Maren Gottschalk: Schluss. Jetzt werde ich etwas tun.
Beltz und Gelberg, 2012.
ISBN: 978-407.81122-6
268 Seiten, EUR 16,95 (ab 14 J.)
Sophie Scholl war 21 Jahre alt, als sie hingerichtet wurde. Als
Widerstandskämpferin ist sie durch Filme und Bücher präsent und bekannt.
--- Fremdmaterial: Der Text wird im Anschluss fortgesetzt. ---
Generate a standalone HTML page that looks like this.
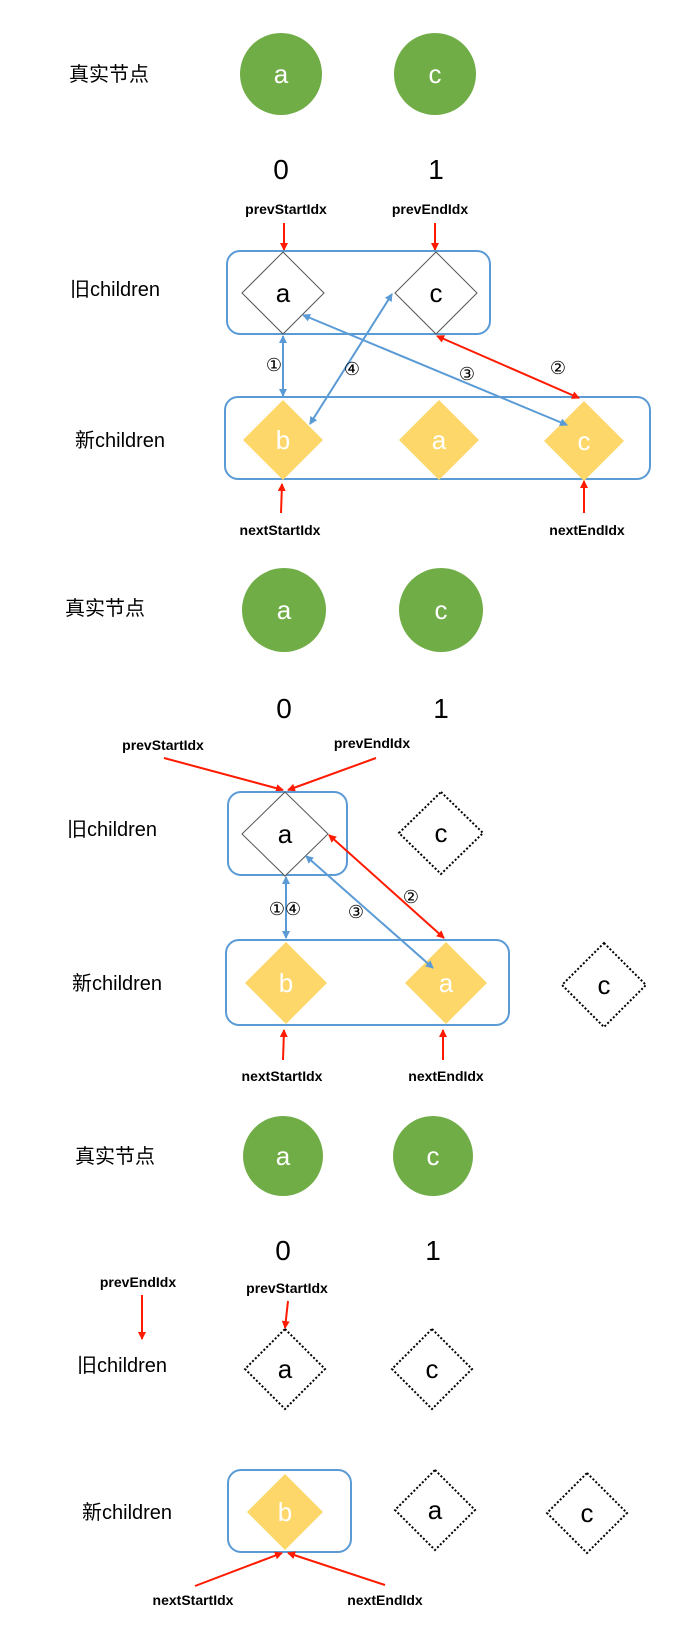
<!DOCTYPE html>
<html><head><meta charset="utf-8"><style>
html,body{margin:0;padding:0;background:#fff;}
svg{display:block;}
.cn{font-family:"Liberation Sans","Noto Sans CJK SC",sans-serif;font-size:20px;fill:#000;}
.lb{font-family:"Liberation Sans",sans-serif;font-weight:bold;font-size:14px;fill:#000;text-anchor:middle;}
.num{font-family:"Liberation Sans",sans-serif;font-size:28px;fill:#000;text-anchor:middle;}
.wt{font-family:"Liberation Sans",sans-serif;font-size:26px;fill:#fff;text-anchor:middle;}
.bk{font-family:"Liberation Sans",sans-serif;font-size:26px;fill:#000;text-anchor:middle;}
.ci{font-family:"DejaVu Sans","Noto Sans CJK SC",sans-serif;font-size:18px;fill:#000;text-anchor:middle;}
.box{fill:none;stroke:#5b9bd5;stroke-width:2;}
.od{fill:#fff;stroke:#555;stroke-width:1;}
.dd{fill:#fff;stroke:#000;stroke-width:2;stroke-dasharray:2 2;}
.yd{fill:#fdd76a;}
.r{stroke:#ff1a00;stroke-width:2;fill:none;}
.b{stroke:#5b9bd5;stroke-width:2;fill:none;}
</style></head><body>
<svg width="690" height="1649" viewBox="0 0 690 1649" xmlns="http://www.w3.org/2000/svg">
<defs>
<marker id="ar" markerWidth="8" markerHeight="8" refX="7" refY="4" orient="auto" markerUnits="userSpaceOnUse"><path d="M0,0 L8,4 L0,8 z" fill="#ff1a00"/></marker>
<marker id="ab" markerWidth="8" markerHeight="8" refX="7" refY="4" orient="auto" markerUnits="userSpaceOnUse"><path d="M0,0 L8,4 L0,8 z" fill="#5b9bd5"/></marker>
<marker id="abs" markerWidth="8" markerHeight="8" refX="1" refY="4" orient="auto" markerUnits="userSpaceOnUse"><path d="M8,0 L0,4 L8,8 z" fill="#5b9bd5"/></marker>
<marker id="ars" markerWidth="8" markerHeight="8" refX="1" refY="4" orient="auto" markerUnits="userSpaceOnUse"><path d="M8,0 L0,4 L8,8 z" fill="#ff1a00"/></marker>
</defs>

<!-- Section 1 -->
<text class="cn" x="69" y="81">真实节点</text>
<circle cx="281" cy="74" r="41" fill="#70ad47"/><text class="wt" x="281" y="83">a</text>
<circle cx="435" cy="74" r="41" fill="#70ad47"/><text class="wt" x="435" y="83">c</text>
<text class="num" x="281" y="179">0</text><text class="num" x="436" y="179">1</text>
<text class="lb" x="286" y="214">prevStartIdx</text>
<text class="lb" x="430" y="214">prevEndIdx</text>
<line class="r" x1="284" y1="223" x2="284" y2="250" marker-end="url(#ar)"/>
<line class="r" x1="435" y1="223" x2="435" y2="250" marker-end="url(#ar)"/>
<text class="cn" x="70" y="296">旧children</text>
<rect class="box" x="227" y="251" width="263" height="83" rx="13"/>
<polygon class="od" points="283,252 324,293 283,334 242,293"/><text class="bk" x="283" y="302">a</text>
<polygon class="od" points="436,252 477,293 436,334 395,293"/><text class="bk" x="436" y="302">c</text>
<text class="cn" x="75" y="447">新children</text>
<rect class="box" x="225" y="397" width="425" height="82" rx="13"/>
<polygon class="yd" points="283,400 323,440 283,480 243,440"/><text class="wt" x="283" y="449">b</text>
<polygon class="yd" points="439,400 479,440 439,480 399,440"/><text class="wt" x="439" y="449">a</text>
<polygon class="yd" points="584,401 624,441 584,481 544,441"/><text class="wt" x="584" y="450">c</text>
<line class="b" x1="283" y1="336" x2="283" y2="396" marker-start="url(#abs)" marker-end="url(#ab)"/>
<line class="b" x1="392" y1="294" x2="310" y2="424" marker-start="url(#abs)" marker-end="url(#ab)"/>
<line class="b" x1="303" y1="315" x2="567" y2="425" marker-start="url(#abs)" marker-end="url(#ab)"/>
<line class="r" x1="437" y1="336" x2="579" y2="398" marker-start="url(#ars)" marker-end="url(#ar)"/>
<text class="ci" x="274" y="371">①</text>
<text class="ci" x="352" y="375">④</text>
<text class="ci" x="467" y="380">③</text>
<text class="ci" x="558" y="374">②</text>
<line class="r" x1="281" y1="513" x2="282" y2="484" marker-end="url(#ar)"/>
<line class="r" x1="584" y1="513" x2="584" y2="481" marker-end="url(#ar)"/>
<text class="lb" x="280" y="535">nextStartIdx</text>
<text class="lb" x="587" y="535">nextEndIdx</text>

<!-- Section 2 -->
<text class="cn" x="65" y="615">真实节点</text>
<circle cx="284" cy="610" r="42" fill="#70ad47"/><text class="wt" x="284" y="619">a</text>
<circle cx="441" cy="610" r="42" fill="#70ad47"/><text class="wt" x="441" y="619">c</text>
<text class="num" x="284" y="718">0</text><text class="num" x="441" y="718">1</text>
<text class="lb" x="163" y="750">prevStartIdx</text>
<text class="lb" x="372" y="748">prevEndIdx</text>
<line class="r" x1="164" y1="758" x2="283" y2="790" marker-end="url(#ar)"/>
<line class="r" x1="376" y1="758" x2="288" y2="790" marker-end="url(#ar)"/>
<text class="cn" x="67" y="836">旧children</text>
<rect class="box" x="228" y="792" width="119" height="83" rx="13"/>
<polygon class="od" points="285,792 328,834 285,876 242,834"/><text class="bk" x="285" y="843">a</text>
<polygon class="dd" points="441,792 483,833 441,874 399,833"/><text class="bk" x="441" y="842">c</text>
<text class="cn" x="72" y="990">新children</text>
<rect class="box" x="226" y="940" width="283" height="85" rx="13"/>
<polygon class="yd" points="286,942 327,983 286,1024 245,983"/><text class="wt" x="286" y="992">b</text>
<polygon class="yd" points="446,942 487,983 446,1024 405,983"/><text class="wt" x="446" y="992">a</text>
<polygon class="dd" points="604,943 646,985 604,1027 562,985"/><text class="bk" x="604" y="994">c</text>
<line class="b" x1="286" y1="877" x2="286" y2="938" marker-start="url(#abs)" marker-end="url(#ab)"/>
<line class="b" x1="306" y1="856" x2="433" y2="968" marker-start="url(#abs)" marker-end="url(#ab)"/>
<line class="r" x1="329" y1="835" x2="444" y2="938" marker-start="url(#ars)" marker-end="url(#ar)"/>
<text class="ci" x="285" y="915">①④</text>
<text class="ci" x="356" y="918">③</text>
<text class="ci" x="411" y="903">②</text>
<line class="r" x1="283" y1="1060" x2="284" y2="1030" marker-end="url(#ar)"/>
<line class="r" x1="443" y1="1060" x2="443" y2="1030" marker-end="url(#ar)"/>
<text class="lb" x="282" y="1081">nextStartIdx</text>
<text class="lb" x="446" y="1081">nextEndIdx</text>

<!-- Section 3 -->
<text class="cn" x="75" y="1163">真实节点</text>
<circle cx="283" cy="1156" r="40" fill="#70ad47"/><text class="wt" x="283" y="1165">a</text>
<circle cx="433" cy="1156" r="40" fill="#70ad47"/><text class="wt" x="433" y="1165">c</text>
<text class="num" x="283" y="1260">0</text><text class="num" x="433" y="1260">1</text>
<text class="lb" x="138" y="1287">prevEndIdx</text>
<line class="r" x1="142" y1="1295" x2="142" y2="1339" marker-end="url(#ar)"/>
<text class="lb" x="287" y="1293">prevStartIdx</text>
<line class="r" x1="288" y1="1301" x2="285" y2="1328" marker-end="url(#ar)"/>
<text class="cn" x="77" y="1372">旧children</text>
<polygon class="dd" points="285,1329 325,1369 285,1409 245,1369"/><text class="bk" x="285" y="1378">a</text>
<polygon class="dd" points="432,1329 472,1369 432,1409 392,1369"/><text class="bk" x="432" y="1378">c</text>
<text class="cn" x="82" y="1519">新children</text>
<rect class="box" x="228" y="1470" width="123" height="82" rx="13"/>
<polygon class="yd" points="285,1474 323,1512 285,1550 247,1512"/><text class="wt" x="285" y="1521">b</text>
<polygon class="dd" points="435,1470 475,1510 435,1550 395,1510"/><text class="bk" x="435" y="1519">a</text>
<polygon class="dd" points="587,1473 627,1513 587,1553 547,1513"/><text class="bk" x="587" y="1522">c</text>
<line class="r" x1="195" y1="1586" x2="282" y2="1553" marker-end="url(#ar)"/>
<line class="r" x1="385" y1="1585" x2="288" y2="1553" marker-end="url(#ar)"/>
<text class="lb" x="193" y="1605">nextStartIdx</text>
<text class="lb" x="385" y="1605">nextEndIdx</text>
</svg>
</body></html>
Aber wer war sie, bevor sie als Studentin Flugblätter verteilte? Maren
Gottschalk hat neue Quellen, die erst nach dem Tod von Inge Scholl, der
ältesten Schwester Sophies, zugänglich wurden, gesichtet und den
Briefwechsel mit ihrem Freund Fritz Hartnagel einbezogen um diese Frage
beantworten zu können.
Aufgewachsen ist Sophie mit ihren drei Geschwistern in einer offenen,
lebendigen Familie, in der viel gelesen und musiziert wurde. Mit
Entsetzen sehen die Eltern die Begeisterung ihrer jugendlichen Kinder
für die Hitlerjugend, in die alle bestehenden Jugendverbände wie
Wandervögel und Pfadfinder übernommen werden. Sowohl Hans wie Sophie
lassen sich von Fahrten, Aufmärschen und Liedern mitreißen und werden
rasch zu Anführern innerhalb ihrer Gruppen. Die geforderte Härte kommt
Sophies Jungenhaftigkeit und die Fahrten ihrem Freiheitsbedürfnis
entgegen. Liest man das widersprüchliche Gelöbnis "Jungmädel wollen wir
sein. Klare Augen wollen wir haben und tätige Hände. Stark und stolz
wollen wir werden: zu gerade, um Streber und Duckmäuser zu sein, zu
aufrichtig, um etwas scheinen zu wollen, zu gläubig, um zu zagen und zu
zweifeln, zu ehrlich um zu schmeicheln, zu trotzig um feige zu sein.",
kann man Sophie durchaus darin wiederfinden. So genau es die Quellen
zulassen, geht Gottschalk der Frage nach, was Sophie damals wirklich
empfunden hat, wie viel sie tatsächlich mitbekommen hat, und wann es zum
Bruch kam, der sie die Gegenbewegung einschlagen ließ. Es gelingt ihr,
viele Ebenen zu zeigen und Tatsachen und Vermutungen klar zu trennen. In
offene Fragen bezieht sie die Leser mit ein, so dass ein ganz neuer
Blick auf die Heldin Sophie Scholl entstehen kann, der sie jenseits von
Straßenschildern und Schulnamen als werdenden Menschen greifbar macht.